Software giant Oracle is investing heavily in what has become known as “software as a service”, which takes the ASP concept a step further. Oracle offers certain functions from its 11i application software via the Internet as a monthly rental service, and has stated that it intends to offer its complete e-business suite in this way. Specialised start-ups such as are offering access to web-based software applications for as little as $50 per user per month. And Microsoft plans to introduce online services charged on a subscription basis as part of its .Net and Hailstorm initiatives.

None of these are fully fledged utility computing services, but they do show that a gold rush is starting and suppliers are dashing to stake their claims.

“It’s all about winning users’ hearts and minds,” says Tapper. “These companies have an opportunity to establish themselves as first movers, which can many times bolster mindshare. The advantage is leveraging the short-term wins that can result from building customer awareness and then leverage these wins to build the economies of scale that will be required to support the expected demand for these services,” he adds.

But most of these tactical or limited-scale initiatives are put into context by the plans of arguably the only company with the infrastructure to make computing as easy to use as telephony – IBM.

In August, IBM announced plans to build on its experience in the scientific and academic research environment to offer what it hopes will be the capability to build a genuine utility service.

It is using a technology called Grids – networks of massive computers that appear to a user as a single, enormous processing entity. Grids allow organisations to share geographically distributed applications, data and computing power over the Internet. It means one company’s data could be used in another’s applications running on someone else’s hardware regardless of the technology.

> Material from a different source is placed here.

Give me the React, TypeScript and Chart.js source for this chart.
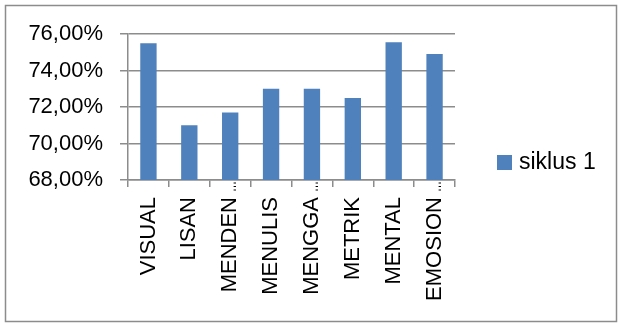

“The grid allows you to transparently manage the IT infrastructure and share knowledge and resources. You could then form virtual organisations to work together with other organisations,” explains Daron Green, IBM’s European head of grid technology.

Grids operate in the academic community today. IBM is working with the UK government to create the national grid for collaborative scientific research, building the network with nine UK universities. The UK grid will link to CERN, the European nuclear research organisation, to allow scientists across the UK to work together on sophisticated high-energy physics research.

“The UK is clearly taking a leadership role in the development of grid computing,” said David Turek, IBM’s vice president of emerging technologies.

In the US, IBM is working with the National Science Foundation to build the world’s most powerful computing grid, known as the Distributed Terascale Facility (DTF). It will connect more than 1,000 computers at four separate locations, hold 600 terabytes of data (the equivalent of 146m full-length novels), and achieve 13.6 trillion calculations per second. IBM claims DTF will be the world’s fastest research network, allowing scientists to search for new breakthroughs in life sciences and climate modelling.

Work on DTF will not start until the third quarter of 2002, but the experience IBM will gain goes a long way towards creating commercial utility computing grids.

The key to making the grid work is software developed by Globus, a company that develops software as part of the open source community – a global, collaborative linking of developers working together on free-to-use applications.

The Globus software will provide the “glue” that seamlessly stitches all the computing resources together.

Globus software is developed for the academic environment, so IBM is converting it into a stable, robust product suitable for the commercial world. It will be combined with IBM’s own Project Eliza, an initiative to create “self-healing” computer networks, capable of identifying potential problems and automatically reconfiguring the systems to avoid crashes.

The idea is very similar to the way the electricity national grid works, re-routing power to avoid broken cables.

IBM believes it is on the verge of turning the concept into reality.

“The technology is here and working and we are grabbing the opportunity by the scruff of the neck,” said Green. But the technology alone will not be enough. The DTF grid will cost $53m to build, for a highly specialised and focused market. The investment needed to build a widely available utility service could run into billions, and even IBM would be cautious about committing to that level of funding.

It took decades to develop global energy and telecoms utilities, and the IT utility will not happen overnight. It will start as localised initiatives, possibly within major corporations, and as it spreads each grid will be connected to the next, building into one worldwide entity. It’s exactly the way the internet developed – many experts are already calling it the future of the internet. With the web as a precedent, and with the appeal and demand likely to be huge, utility computing is the inevitable evolution and maturation point of the IT industry.

Once the momentum starts, its effect on IT suppliers will be revolutionary

“A shift of the IT industry towards computing utility is expected to result in fewer, yet much larger players,” said Tapper. “The big question is; should IT suppliers enter (the market) quickly or play a wait-and-see game? With the stakes so high, making the wrong move could prove disastrous, but making the right move could prove brilliant.”